## What is required:
Pictures aside, repeat every entry exactly.

--- start Extracted material ---

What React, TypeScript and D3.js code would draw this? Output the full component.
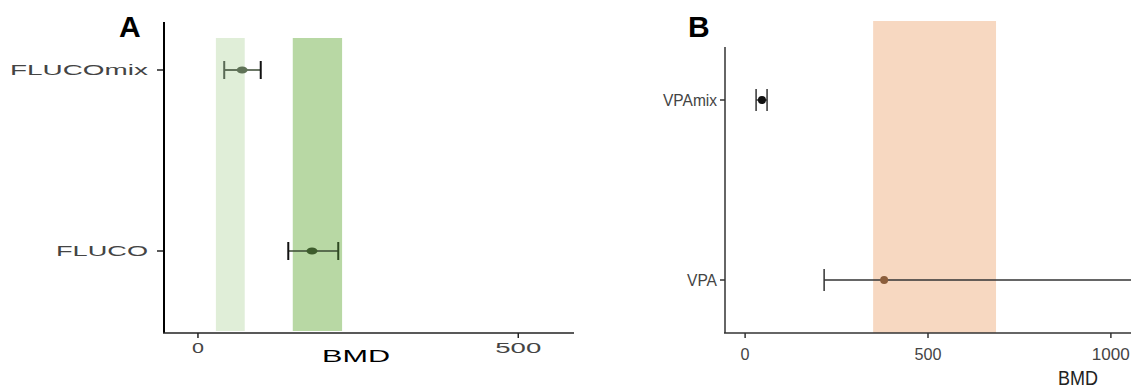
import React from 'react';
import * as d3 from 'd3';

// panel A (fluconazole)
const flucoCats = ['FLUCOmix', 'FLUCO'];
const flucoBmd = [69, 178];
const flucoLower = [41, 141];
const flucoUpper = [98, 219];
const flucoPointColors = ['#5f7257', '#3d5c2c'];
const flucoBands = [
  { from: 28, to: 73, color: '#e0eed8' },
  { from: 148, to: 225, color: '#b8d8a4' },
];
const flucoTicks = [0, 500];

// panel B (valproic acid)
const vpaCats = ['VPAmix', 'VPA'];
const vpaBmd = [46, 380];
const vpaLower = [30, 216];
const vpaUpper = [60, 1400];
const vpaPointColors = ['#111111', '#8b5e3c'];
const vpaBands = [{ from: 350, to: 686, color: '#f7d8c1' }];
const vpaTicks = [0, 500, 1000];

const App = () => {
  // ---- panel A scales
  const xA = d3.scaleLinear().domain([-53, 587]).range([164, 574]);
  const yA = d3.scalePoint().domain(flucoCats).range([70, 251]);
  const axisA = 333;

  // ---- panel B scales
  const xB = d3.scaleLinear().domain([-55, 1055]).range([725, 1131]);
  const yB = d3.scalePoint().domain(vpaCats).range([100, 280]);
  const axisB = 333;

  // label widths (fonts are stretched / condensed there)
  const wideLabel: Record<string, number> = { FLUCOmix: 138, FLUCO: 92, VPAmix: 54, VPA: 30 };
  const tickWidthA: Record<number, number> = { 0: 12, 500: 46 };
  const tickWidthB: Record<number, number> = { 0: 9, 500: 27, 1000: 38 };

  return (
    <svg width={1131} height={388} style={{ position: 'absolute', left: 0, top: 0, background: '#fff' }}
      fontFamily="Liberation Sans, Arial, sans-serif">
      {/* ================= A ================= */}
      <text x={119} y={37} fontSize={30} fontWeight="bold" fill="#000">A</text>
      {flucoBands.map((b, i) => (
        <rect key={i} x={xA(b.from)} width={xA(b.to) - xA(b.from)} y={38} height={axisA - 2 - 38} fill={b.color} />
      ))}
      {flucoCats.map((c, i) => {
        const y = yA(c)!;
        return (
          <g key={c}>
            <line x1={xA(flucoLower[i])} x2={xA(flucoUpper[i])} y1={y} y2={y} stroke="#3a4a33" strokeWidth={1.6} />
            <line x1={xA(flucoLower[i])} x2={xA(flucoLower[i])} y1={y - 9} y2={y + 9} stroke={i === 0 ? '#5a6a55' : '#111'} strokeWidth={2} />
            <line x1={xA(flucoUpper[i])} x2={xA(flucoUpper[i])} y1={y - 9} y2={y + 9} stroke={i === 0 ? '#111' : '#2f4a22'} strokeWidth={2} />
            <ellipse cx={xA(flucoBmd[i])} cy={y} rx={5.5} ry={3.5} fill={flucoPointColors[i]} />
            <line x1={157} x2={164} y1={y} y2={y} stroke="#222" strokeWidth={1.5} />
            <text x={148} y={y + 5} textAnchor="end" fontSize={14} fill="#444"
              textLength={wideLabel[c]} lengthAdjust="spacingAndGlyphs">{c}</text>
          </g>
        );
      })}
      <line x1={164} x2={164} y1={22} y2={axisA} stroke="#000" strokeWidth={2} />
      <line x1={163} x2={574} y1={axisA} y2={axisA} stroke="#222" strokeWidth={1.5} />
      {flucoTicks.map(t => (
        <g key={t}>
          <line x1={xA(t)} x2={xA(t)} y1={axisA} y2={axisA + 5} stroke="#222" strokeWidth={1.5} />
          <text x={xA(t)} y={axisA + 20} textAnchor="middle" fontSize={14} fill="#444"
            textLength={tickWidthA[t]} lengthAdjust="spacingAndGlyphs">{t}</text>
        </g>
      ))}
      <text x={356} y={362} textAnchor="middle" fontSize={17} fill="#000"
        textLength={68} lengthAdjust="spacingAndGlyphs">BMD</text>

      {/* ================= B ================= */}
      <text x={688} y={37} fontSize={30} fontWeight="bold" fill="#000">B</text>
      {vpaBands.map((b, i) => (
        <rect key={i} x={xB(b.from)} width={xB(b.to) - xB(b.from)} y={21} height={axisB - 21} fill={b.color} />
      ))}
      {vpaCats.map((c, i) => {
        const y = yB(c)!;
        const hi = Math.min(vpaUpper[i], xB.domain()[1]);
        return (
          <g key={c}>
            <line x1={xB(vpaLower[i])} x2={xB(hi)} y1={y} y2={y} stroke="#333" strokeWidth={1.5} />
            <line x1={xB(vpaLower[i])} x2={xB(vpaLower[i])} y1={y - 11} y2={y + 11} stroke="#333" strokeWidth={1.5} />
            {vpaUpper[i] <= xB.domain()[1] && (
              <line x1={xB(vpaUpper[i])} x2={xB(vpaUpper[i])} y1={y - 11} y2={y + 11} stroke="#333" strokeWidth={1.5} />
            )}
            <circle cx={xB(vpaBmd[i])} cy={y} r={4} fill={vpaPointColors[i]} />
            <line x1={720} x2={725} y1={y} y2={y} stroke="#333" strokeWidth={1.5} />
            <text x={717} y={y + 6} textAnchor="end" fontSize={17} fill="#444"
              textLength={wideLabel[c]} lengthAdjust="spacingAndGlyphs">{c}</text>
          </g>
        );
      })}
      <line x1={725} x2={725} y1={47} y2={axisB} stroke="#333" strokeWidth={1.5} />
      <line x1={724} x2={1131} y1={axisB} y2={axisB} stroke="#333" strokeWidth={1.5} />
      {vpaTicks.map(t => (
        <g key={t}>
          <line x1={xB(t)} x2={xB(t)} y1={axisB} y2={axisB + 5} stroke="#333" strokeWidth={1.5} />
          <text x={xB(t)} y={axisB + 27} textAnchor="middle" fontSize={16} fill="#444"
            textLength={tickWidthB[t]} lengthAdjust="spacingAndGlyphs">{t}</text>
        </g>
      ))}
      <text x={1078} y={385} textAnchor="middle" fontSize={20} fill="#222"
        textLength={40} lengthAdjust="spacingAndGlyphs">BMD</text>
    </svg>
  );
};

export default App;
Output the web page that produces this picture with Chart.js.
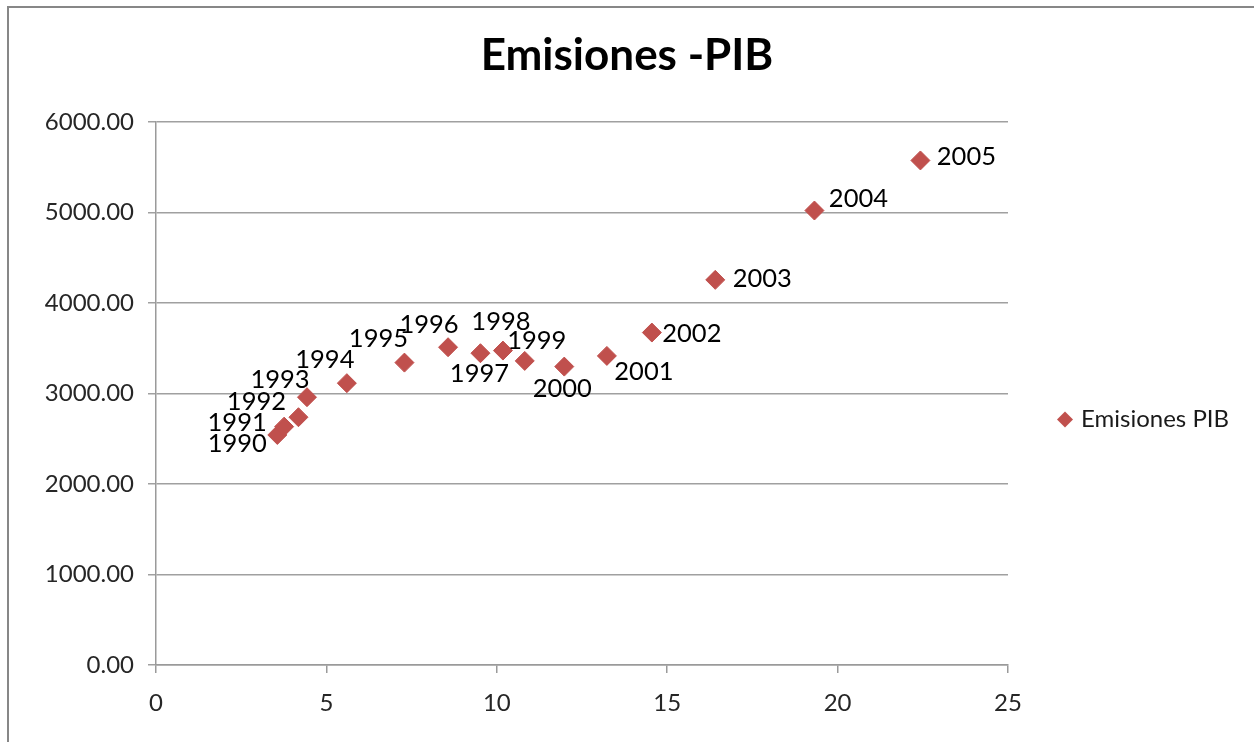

--- end Extracted material ---

## Worked solution:
What React, TypeScript and D3.js code would draw this? Output the full component.
import React from 'react';
import * as d3 from 'd3';

// panel A (fluconazole)
const flucoCats = ['FLUCOmix', 'FLUCO'];
const flucoBmd = [69, 178];
const flucoLower = [41, 141];
const flucoUpper = [98, 219];
const flucoPointColors = ['#5f7257', '#3d5c2c'];
const flucoBands = [
  { from: 28, to: 73, color: '#e0eed8' },
  { from: 148, to: 225, color: '#b8d8a4' },
];
const flucoTicks = [0, 500];

// panel B (valproic acid)
const vpaCats = ['VPAmix', 'VPA'];
const vpaBmd = [46, 380];
const vpaLower = [30, 216];
const vpaUpper = [60, 1400];
const vpaPointColors = ['#111111', '#8b5e3c'];
const vpaBands = [{ from: 350, to: 686, color: '#f7d8c1' }];
const vpaTicks = [0, 500, 1000];

const App = () => {
  // ---- panel A scales
  const xA = d3.scaleLinear().domain([-53, 587]).range([164, 574]);
  const yA = d3.scalePoint().domain(flucoCats).range([70, 251]);
  const axisA = 333;

  // ---- panel B scales
  const xB = d3.scaleLinear().domain([-55, 1055]).range([725, 1131]);
  const yB = d3.scalePoint().domain(vpaCats).range([100, 280]);
  const axisB = 333;

  // label widths (fonts are stretched / condensed there)
  const wideLabel: Record<string, number> = { FLUCOmix: 138, FLUCO: 92, VPAmix: 54, VPA: 30 };
  const tickWidthA: Record<number, number> = { 0: 12, 500: 46 };
  const tickWidthB: Record<number, number> = { 0: 9, 500: 27, 1000: 38 };

  return (
    <svg width={1131} height={388} style={{ position: 'absolute', left: 0, top: 0, background: '#fff' }}
      fontFamily="Liberation Sans, Arial, sans-serif">
      {/* ================= A ================= */}
      <text x={119} y={37} fontSize={30} fontWeight="bold" fill="#000">A</text>
      {flucoBands.map((b, i) => (
        <rect key={i} x={xA(b.from)} width={xA(b.to) - xA(b.from)} y={38} height={axisA - 2 - 38} fill={b.color} />
      ))}
      {flucoCats.map((c, i) => {
        const y = yA(c)!;
        return (
          <g key={c}>
            <line x1={xA(flucoLower[i])} x2={xA(flucoUpper[i])} y1={y} y2={y} stroke="#3a4a33" strokeWidth={1.6} />
            <line x1={xA(flucoLower[i])} x2={xA(flucoLower[i])} y1={y - 9} y2={y + 9} stroke={i === 0 ? '#5a6a55' : '#111'} strokeWidth={2} />
            <line x1={xA(flucoUpper[i])} x2={xA(flucoUpper[i])} y1={y - 9} y2={y + 9} stroke={i === 0 ? '#111' : '#2f4a22'} strokeWidth={2} />
            <ellipse cx={xA(flucoBmd[i])} cy={y} rx={5.5} ry={3.5} fill={flucoPointColors[i]} />
            <line x1={157} x2={164} y1={y} y2={y} stroke="#222" strokeWidth={1.5} />
            <text x={148} y={y + 5} textAnchor="end" fontSize={14} fill="#444"
              textLength={wideLabel[c]} lengthAdjust="spacingAndGlyphs">{c}</text>
          </g>
        );
      })}
      <line x1={164} x2={164} y1={22} y2={axisA} stroke="#000" strokeWidth={2} />
      <line x1={163} x2={574} y1={axisA} y2={axisA} stroke="#222" strokeWidth={1.5} />
      {flucoTicks.map(t => (
        <g key={t}>
          <line x1={xA(t)} x2={xA(t)} y1={axisA} y2={axisA + 5} stroke="#222" strokeWidth={1.5} />
          <text x={xA(t)} y={axisA + 20} textAnchor="middle" fontSize={14} fill="#444"
            textLength={tickWidthA[t]} lengthAdjust="spacingAndGlyphs">{t}</text>
        </g>
      ))}
      <text x={356} y={362} textAnchor="middle" fontSize={17} fill="#000"
        textLength={68} lengthAdjust="spacingAndGlyphs">BMD</text>

      {/* ================= B ================= */}
      <text x={688} y={37} fontSize={30} fontWeight="bold" fill="#000">B</text>
      {vpaBands.map((b, i) => (
        <rect key={i} x={xB(b.from)} width={xB(b.to) - xB(b.from)} y={21} height={axisB - 21} fill={b.color} />
      ))}
      {vpaCats.map((c, i) => {
        const y = yB(c)!;
        const hi = Math.min(vpaUpper[i], xB.domain()[1]);
        return (
          <g key={c}>
            <line x1={xB(vpaLower[i])} x2={xB(hi)} y1={y} y2={y} stroke="#333" strokeWidth={1.5} />
            <line x1={xB(vpaLower[i])} x2={xB(vpaLower[i])} y1={y - 11} y2={y + 11} stroke="#333" strokeWidth={1.5} />
            {vpaUpper[i] <= xB.domain()[1] && (
              <line x1={xB(vpaUpper[i])} x2={xB(vpaUpper[i])} y1={y - 11} y2={y + 11} stroke="#333" strokeWidth={1.5} />
            )}
            <circle cx={xB(vpaBmd[i])} cy={y} r={4} fill={vpaPointColors[i]} />
            <line x1={720} x2={725} y1={y} y2={y} stroke="#333" strokeWidth={1.5} />
            <text x={717} y={y + 6} textAnchor="end" fontSize={17} fill="#444"
              textLength={wideLabel[c]} lengthAdjust="spacingAndGlyphs">{c}</text>
          </g>
        );
      })}
      <line x1={725} x2={725} y1={47} y2={axisB} stroke="#333" strokeWidth={1.5} />
      <line x1={724} x2={1131} y1={axisB} y2={axisB} stroke="#333" strokeWidth={1.5} />
      {vpaTicks.map(t => (
        <g key={t}>
          <line x1={xB(t)} x2={xB(t)} y1={axisB} y2={axisB + 5} stroke="#333" strokeWidth={1.5} />
          <text x={xB(t)} y={axisB + 27} textAnchor="middle" fontSize={16} fill="#444"
            textLength={tickWidthB[t]} lengthAdjust="spacingAndGlyphs">{t}</text>
        </g>
      ))}
      <text x={1078} y={385} textAnchor="middle" fontSize={20} fill="#222"
        textLength={40} lengthAdjust="spacingAndGlyphs">BMD</text>
    </svg>
  );
};

export default App;
Output the web page that produces this picture with Chart.js.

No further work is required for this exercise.